19 March 2007 – Alternative rights
I’m resuming my blog this week after a short hiatus, during which I made a quick trip back to South Africa. Interesting political developments are unfolding—including Cape Town Mayor Helen Zille’s declaration that she will run for the leadership of the Democratic Alliance, the country’s biggest opposition party. Also, events in Zimbabwe seem to be heading toward a climax—but Mugabe’s survived worse, so we’ll see.
The negotiation book I’ve been reading, 3D Negotiation: Powerful Tools to Change the Game in Your Most Important Deals, suggests that negotiators look for ways to “create value,” or to “enlarge the pie” so that negotiations can move beyond zero-sum games. One example it offers is the Camp David Accords that brought peace—thus far durable—to Israel and Egypt, which had been fighting for decades.
The authors, David A. Laz and James K. Sebenius, write: “Rather than a zero-sum battle over where to draw a line in the sand, they came up with a demilitarized one under the Egyptian flag; the kinds of value they created were not mainly economic, but involving security for the Israelis and sovereignty for the Egyptians.” (16-17)
Instead of trying to split the land—which invariably invites argument over who deserves what more and who attacked whom first, and provides opportunities for all kinds of ruptures—the two sides at Camp David eventually agreed to trade sovereignty for security, land for peace. The lesson is that differences between what the two sides want might be the terrain on which deals are made, not broken.
Would there be chances to achieve similar trade-offs between Israel and the Palestinians? The land-for-peace formula hasn’t seemed to work. Partly that is due to Palestinian inability and unwillingness to enforce agreements. The Israelis haven’t always played along, either. And the failure is partly due to the interim nature of the process that’s been followed thus far, which allows for interruptions.

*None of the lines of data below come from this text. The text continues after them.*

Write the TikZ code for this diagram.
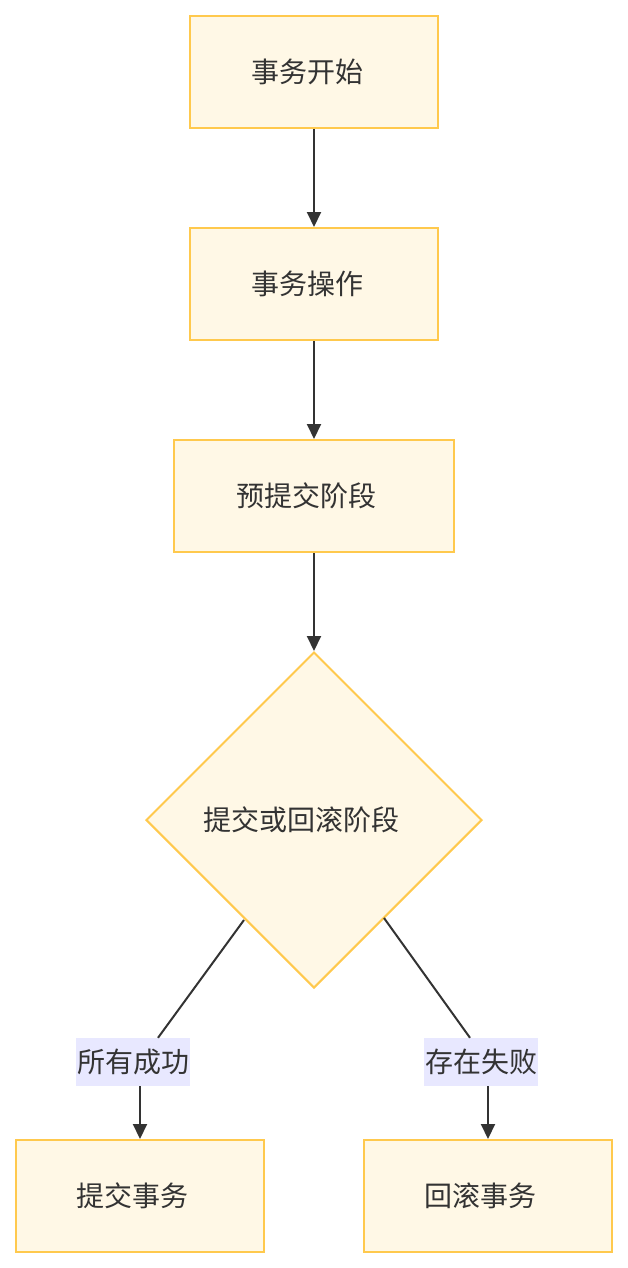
\documentclass[tikz,border=0pt]{standalone}
\usepackage{fontspec}
\newfontfamily\cjk{Noto Sans CJK SC}
\usetikzlibrary{shapes.geometric,arrows.meta}
\definecolor{boxfill}{HTML}{FFF8E6}
\definecolor{boxline}{HTML}{FFC94D}
\definecolor{lblfill}{HTML}{E8E8FF}
\definecolor{ink}{HTML}{333333}
\newcommand{\shl}[1]{\hspace*{-#1pt}}
\tikzset{
  stepbox/.style={draw=boxline, fill=boxfill, line width=2pt, minimum width=248pt, minimum height=112pt, inner sep=0pt, text=ink, font=\cjk\fontsize{28}{34}\selectfont},
  decide/.style={draw=boxline, fill=boxfill, line width=2pt, diamond, minimum width=336pt, minimum height=336pt, inner sep=0pt, text=ink, font=\cjk\fontsize{28}{34}\selectfont},
  lbl/.style={fill=lblfill, inner sep=0pt, minimum height=48pt, minimum width=114pt, text=ink, font=\cjk\fontsize{28}{34}\selectfont},
  conn/.style={draw=ink, line width=2pt},
  arr/.style={conn, -{Triangle[length=15pt,width=14pt]}}
}
\begin{document}
\begin{tikzpicture}[x=1pt,y=-1pt]
\useasboundingbox (0,0) rectangle (628,1268);
\node[stepbox] (a) at (314,72) {\shl{14}事务开始};
\node[stepbox] (b) at (314,284) {\shl{14}事务操作};
\node[stepbox, minimum width=280pt] (c) at (314,496) {\shl{16}预提交阶段};
\node[decide] (d) at (314,820) {\shl{25}提交或回滚阶段};
\node[stepbox] (e) at (140,1196) {\shl{15}提交事务};
\node[stepbox] (f) at (488,1196) {\shl{15}回滚事务};
\node[lbl] (l1) at (133,1062) {所有成功};
\node[lbl] (l2) at (481,1062) {存在失败};
\coordinate (dl) at (244,920);
\coordinate (dr) at (384,918);
\draw[arr] (a.south) -- (b.north);
\draw[arr] (b.south) -- (c.north);
\draw[arr] (c.south) -- (d.north);
\draw[conn] (dl) -- (l1.north -| 158,0);
\draw[conn] (dr) -- (l2.north -| 470,0);
\draw[arr] (l1.south -| e.north) -- (e.north);
\draw[arr] (l2.south -| f.north) -- (f.north);
\end{tikzpicture}
\end{document}
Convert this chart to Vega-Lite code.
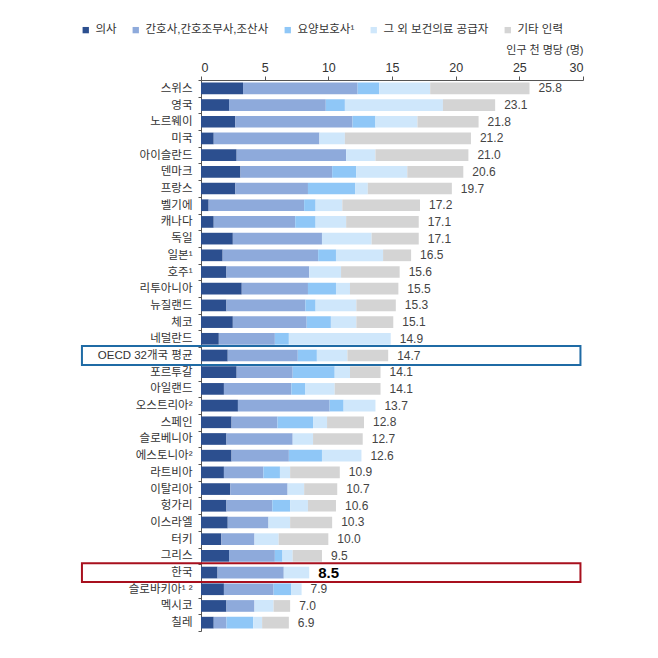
{
  "$schema": "https://vega.github.io/schema/vega-lite/v6.json",
  "width": 382,
  "height": 551,
  "autosize": {"type": "none"},
  "padding": {"left": 201, "top": 80, "right": 75, "bottom": 27},
  "background": "white",
  "config": {"font": "Liberation Sans, Noto Sans CJK KR", "view": {"stroke": null}},
  "data": {
    "values": [
      {"c": "스위스", "d": 3.3, "n": 9.0, "cw": 1.7, "ot": 4.0, "et": 7.8, "t": 25.8},
      {"c": "영국", "d": 2.2, "n": 7.6, "cw": 1.5, "ot": 7.7, "et": 4.1, "t": 23.1},
      {"c": "노르웨이", "d": 2.7, "n": 9.2, "cw": 1.8, "ot": 3.3, "et": 4.8, "t": 21.8},
      {"c": "미국", "d": 1.0, "n": 8.3, "cw": 0, "ot": 2.0, "et": 9.9, "t": 21.2},
      {"c": "아이슬란드", "d": 2.8, "n": 8.6, "cw": 0, "ot": 2.3, "et": 7.3, "t": 21.0},
      {"c": "덴마크", "d": 3.1, "n": 7.2, "cw": 1.9, "ot": 4.0, "et": 4.4, "t": 20.6},
      {"c": "프랑스", "d": 2.7, "n": 5.7, "cw": 3.7, "ot": 1.0, "et": 6.6, "t": 19.7},
      {"c": "벨기에", "d": 0.6, "n": 7.5, "cw": 0.9, "ot": 2.1, "et": 6.1, "t": 17.2},
      {"c": "캐나다", "d": 1.0, "n": 6.4, "cw": 1.6, "ot": 2.4, "et": 5.7, "t": 17.1},
      {"c": "독일", "d": 2.5, "n": 7.0, "cw": 0, "ot": 3.9, "et": 3.7, "t": 17.1},
      {"c": "일본¹", "d": 1.7, "n": 7.5, "cw": 1.4, "ot": 3.7, "et": 2.2, "t": 16.5},
      {"c": "호주¹", "d": 2.0, "n": 6.5, "cw": 0, "ot": 2.5, "et": 4.6, "t": 15.6},
      {"c": "리투아니아", "d": 3.2, "n": 5.2, "cw": 2.2, "ot": 1.1, "et": 3.8, "t": 15.5},
      {"c": "뉴질랜드", "d": 2.0, "n": 6.2, "cw": 0.8, "ot": 3.2, "et": 3.1, "t": 15.3},
      {"c": "체코", "d": 2.5, "n": 5.8, "cw": 1.9, "ot": 2.0, "et": 2.9, "t": 15.1},
      {"c": "네덜란드", "d": 1.4, "n": 4.4, "cw": 1.1, "ot": 8.0, "et": 0, "t": 14.9},
      {"c": "OECD 32개국 평균", "d": 2.1, "n": 5.5, "cw": 1.5, "ot": 2.4, "et": 3.2, "t": 14.7},
      {"c": "포르투갈", "d": 2.8, "n": 4.4, "cw": 3.3, "ot": 1.2, "et": 2.4, "t": 14.1},
      {"c": "아일랜드", "d": 1.8, "n": 5.3, "cw": 1.1, "ot": 2.3, "et": 3.6, "t": 14.1},
      {"c": "오스트리아²", "d": 2.9, "n": 7.2, "cw": 1.1, "ot": 2.5, "et": 0, "t": 13.7},
      {"c": "스페인", "d": 2.4, "n": 3.6, "cw": 2.8, "ot": 1.1, "et": 2.9, "t": 12.8},
      {"c": "슬로베니아", "d": 2.0, "n": 5.2, "cw": 0, "ot": 1.6, "et": 3.9, "t": 12.7},
      {"c": "에스토니아²", "d": 2.4, "n": 4.5, "cw": 2.6, "ot": 3.1, "et": 0, "t": 12.6},
      {"c": "라트비아", "d": 1.8, "n": 3.1, "cw": 1.3, "ot": 0.8, "et": 3.9, "t": 10.9},
      {"c": "이탈리아", "d": 2.3, "n": 4.5, "cw": 0, "ot": 1.3, "et": 2.6, "t": 10.7},
      {"c": "헝가리", "d": 2.0, "n": 3.6, "cw": 1.4, "ot": 1.4, "et": 2.2, "t": 10.6},
      {"c": "이스라엘", "d": 2.1, "n": 3.2, "cw": 0, "ot": 1.7, "et": 3.3, "t": 10.3},
      {"c": "터키", "d": 1.6, "n": 2.6, "cw": 0, "ot": 1.9, "et": 3.9, "t": 10.0},
      {"c": "그리스", "d": 2.2, "n": 3.6, "cw": 0.6, "ot": 0.8, "et": 2.3, "t": 9.5},
      {"c": "한국", "d": 1.3, "n": 5.2, "cw": 0, "ot": 2.0, "et": 0, "t": 8.5},
      {"c": "슬로바키아¹ ²", "d": 1.8, "n": 3.9, "cw": 1.4, "ot": 0.8, "et": 0, "t": 7.9},
      {"c": "멕시코", "d": 2.0, "n": 2.2, "cw": 0, "ot": 1.5, "et": 1.3, "t": 7.0},
      {"c": "칠레", "d": 1.0, "n": 1.0, "cw": 2.1, "ot": 0.7, "et": 2.1, "t": 6.9}
    ]
  },
  "encoding": {
    "y": {
      "field": "c",
      "type": "nominal",
      "sort": ["스위스","영국","노르웨이","미국","아이슬란드","덴마크","프랑스","벨기에","캐나다","독일","일본¹","호주¹","리투아니아","뉴질랜드","체코","네덜란드","OECD 32개국 평균","포르투갈","아일랜드","오스트리아²","스페인","슬로베니아","에스토니아²","라트비아","이탈리아","헝가리","이스라엘","터키","그리스","한국","슬로바키아¹ ²","멕시코","칠레"],
      "scale": {"paddingInner": 0, "paddingOuter": 0},
      "axis": {
        "title": null,
        "labelFontSize": 11.5,
        "labelColor": "#333333",
        "labelPadding": 6,
        "tickSize": 3,
        "tickBand": "extent",
        "tickColor": "#555555",
        "domainColor": "#555555"
      }
    }
  },
  "layer": [
    {
      "transform": [
        {"fold": ["d", "n", "cw", "ot", "et"], "as": ["k", "v"]},
        {"calculate": "indexof(['d','n','cw','ot','et'], datum.k)", "as": "o"}
      ],
      "mark": {"type": "bar", "height": {"band": 0.7}},
      "encoding": {
        "x": {
          "field": "v",
          "type": "quantitative",
          "stack": "zero",
          "scale": {"domain": [0, 30], "nice": false},
          "axis": {
            "orient": "top",
            "values": [0, 5, 10, 15, 20, 25, 30],
            "grid": false,
            "title": "인구 천 명당 (명)",
            "titleAnchor": "end",
            "titleFontWeight": "normal",
            "titleFontSize": 11,
            "titleColor": "#333333",
            "titlePadding": 6,
            "labelFontSize": 12.5,
            "labelColor": "#333333",
            "labelPadding": 2,
            "tickSize": 4,
            "tickColor": "#555555",
            "domainColor": "#555555"
          }
        },
        "color": {
          "field": "k",
          "type": "nominal",
          "scale": {"domain": ["d", "n", "cw", "ot", "et"], "range": ["#2c4f8f", "#8eaadb", "#8fc7f7", "#cfe7fb", "#d4d4d4"]},
          "legend": {
            "orient": "none",
            "legendX": -121,
            "legendY": -56,
            "direction": "horizontal",
            "title": null,
            "symbolType": "square",
            "symbolSize": 40,
            "symbolStrokeWidth": 0,
            "labelFontSize": 11.5,
            "labelColor": "#333333",
            "columnPadding": 13,
            "labelExpr": "{'d':'의사','n':'간호사,간호조무사,조산사','cw':'요양보호사¹','ot':'그 외 보건의료 공급자','et':'기타 인력'}[datum.label]"
          }
        },
        "order": {"field": "o", "type": "quantitative"}
      }
    },
    {
      "transform": [{"filter": "datum.c !== '한국'"}],
      "mark": {"type": "text", "align": "left", "baseline": "middle", "dx": 9, "fontSize": 12, "color": "#444444"},
      "encoding": {
        "x": {"field": "t", "type": "quantitative"},
        "text": {"field": "t", "type": "quantitative", "format": ".1f"}
      }
    },
    {
      "transform": [{"filter": "datum.c === '한국'"}],
      "mark": {"type": "text", "align": "left", "baseline": "middle", "dx": 9, "fontSize": 15, "fontWeight": "bold", "color": "#000000"},
      "encoding": {
        "x": {"field": "t", "type": "quantitative"},
        "text": {"field": "t", "type": "quantitative", "format": ".1f"}
      }
    },
    {
      "data": {"values": [{"c": "OECD 32개국 평균", "h": "oecd"}, {"c": "한국", "h": "kor"}]},
      "mark": {"type": "bar", "fill": "white", "fillOpacity": 0, "strokeWidth": 2, "height": {"band": 1.13}},
      "encoding": {
        "x": {"datum": -9.35, "type": "quantitative", "scale": {"domain": [0, 30], "nice": false}},
        "x2": {"datum": 29.8},
        "stroke": {"field": "h", "type": "nominal", "scale": {"domain": ["oecd", "kor"], "range": ["#1f6ba5", "#a8101e"]}, "legend": null}
      }
    }
  ]
}
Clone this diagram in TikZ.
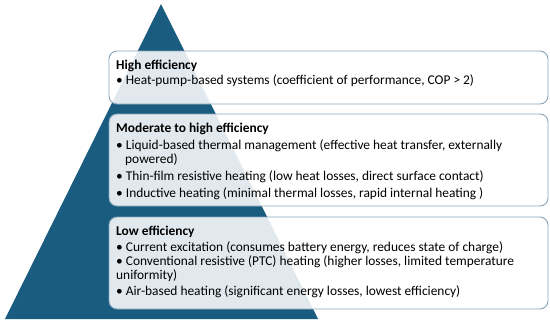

But perhaps there’s a way of exchanging rights that would lead to a stable agreement. Maybe not just land for peace, but something else, perhaps based on the existing partnerships and trade-offs in economic and environmental affairs. Perhaps—I’m just thinking aloud here—Israeli settlers could be allowed to stay in areas like Hebron in equal proportion to the number of Palestinians allowed to “return” to Israel.
Or perhaps Palestinians could be guaranteed some kind of shared ownership of something in Israel in exchange for concession—some kind of deal that would allow both Palestinians and Israelis to claim all of the land in a symbolic way while limiting real claims in conformity with a two-state solution. This would enable both sides to claim a kind of victory while recognizing each other’s claims and sovereignty.
Another one of the theorists I’ve been reading lately is James M. Buchanan—specifically, his work The Limits of Liberty: Between Anarchy and Leviathan. In it, he argues that there is no real difference between property rights and what we call human rights. He also argues that we cannot all have equal rights, otherwise no exchanges would take place, but that the process of assigning and trading rights has to be neutral. (14)
He may be right, and casting Israeli rights and Palestinian rights differently might prompt the two sides towards negotiation. However, perhaps recognizing the equal rights of Israelis and Palestinians will create the mutual recognition—and mutual recognition of the costs of the conflict—that is also a necessary condition for negotiations. Perhaps framing both sides’ claims in equal terms is the answer?